I Liked the story despite my criticism, but it needs some reworking in my opinion. Still, considering the constraints of time and word-count we are working with, good job.
#2 ·
· · >>Fahrenheit
Death seems rather petty, but I guess centuries of killing mortals and light years of red tape will do that to you.

It's not bad, but I would have preferred a different ending that tied Brooke and Death more closely instead of just a joke. As it stands, I feel the story wastes two interesting characters for the sake of commentary on the state of bureaucracy.
#3 ·
· · >>Fahrenheit
Man, why hasn't Death been pulled up yet by his superiors? His obsession must creating a pretty long list of overdue... um, clients by now, right?

This was quite good, though. As >>Orbiting_kettle has already said, the opening scene is particularly strong, supporting a fine balance of story and concept. After that... concept kind of wins out, and the telling of the story felt weaker as a result. I'm not sure the ending actually resolves anything, either. It just felt like another failed attempt by Death, rather than an actual conclusion. That penultimate line made me smile, but I was kind of left wanting something more.

Still, scores for neat characterisation and strength of prompt interpretation. Thanks for sharing.
#4 ·
· · >>Fahrenheit
Echoing Orbiting_kettle, The intro was definitely a high point. Lots of funny and character, ex: "her peanut butter and breathing." I am left wondering at this fire he's supposed to handle, though; does he just leave it hanging?

The middle bit would probably have benefited from being expanded; word count, I know. Just sayin'

Johnson is set up as being quite significant: 'his one failure,' but given what the problem ends up being, I'm surprised it hasn't happened before. It also seems kind of straightforward. While the ending is funny, it's not gut busting. Unfortunately, I'm not really sure what would need to be tweaked.
#5 ·
· · >>Fahrenheit
The ending was cute, in my opinion, but a bit... fast? I think it could have benefited from more buildup, foreshadowing, something. Still, this was interesting and evocative of the characters, and I enjoyed that.
#6 ·
· · >>Fahrenheit
So Death is a ‘he’?

It's undoubtably amusing, and the final twist was fun. I'm not as fussy as the other commenters, I thought this piece held its own. It's not very ambitious, but the idea is fun and I don't think you could significantly expand without dragging the plot. So good job, within the Minific bounds.
#7 ·
· · >>Fahrenheit
A very funny premise in potentia, but... Execution (no pun intended) fails a bit here. If he gives her a peanut allergy, and she eats peanut butter, does she not choke? I get, from the end, that she's immune to all things because of a deal with the devil, but that's not portrayed strongly enough before then. If she's immortal, have her fail to die in a fire or some such... something that is more clearly "impossible" so that the explanation at the end makes more sense.

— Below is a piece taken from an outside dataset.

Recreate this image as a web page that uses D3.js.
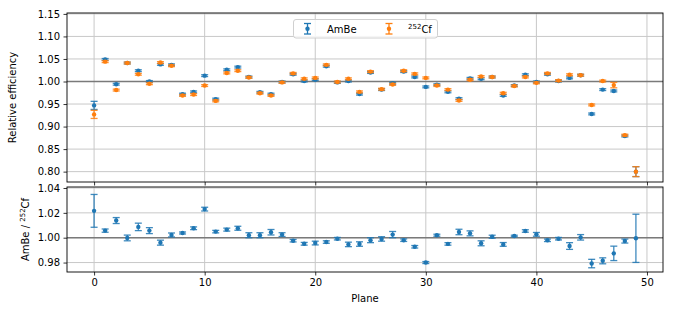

Technicalities aside, I did enjoy the characterization of Death. There's an aloofness here that works as "personable" and that should be played up more.
#8 ·
· · >>Fahrenheit
Seven Word Review

Bureaucracy is the real hell, great story
#9 · 2
·
He Kindly Stopped for Me: ( With apologies to Emily Dickinson )

>>Orbiting_kettle >>ZaidValRoa >>Ceffyl_Dwr >>Ratlab >>Not_A_Hat >>Monokeras >>Xepher
Consensus seems to be: more words, refinement of death montage, general heavy sanding. Possibly stronger utilization of the characters. Thanks for your thoughts, everyone.

>>billymorph
Life is pain; I long for oblivion




Good job, all! This was a rather tricky prompt, and the variety and quality of stories that were submitted were, as always, quite impressive.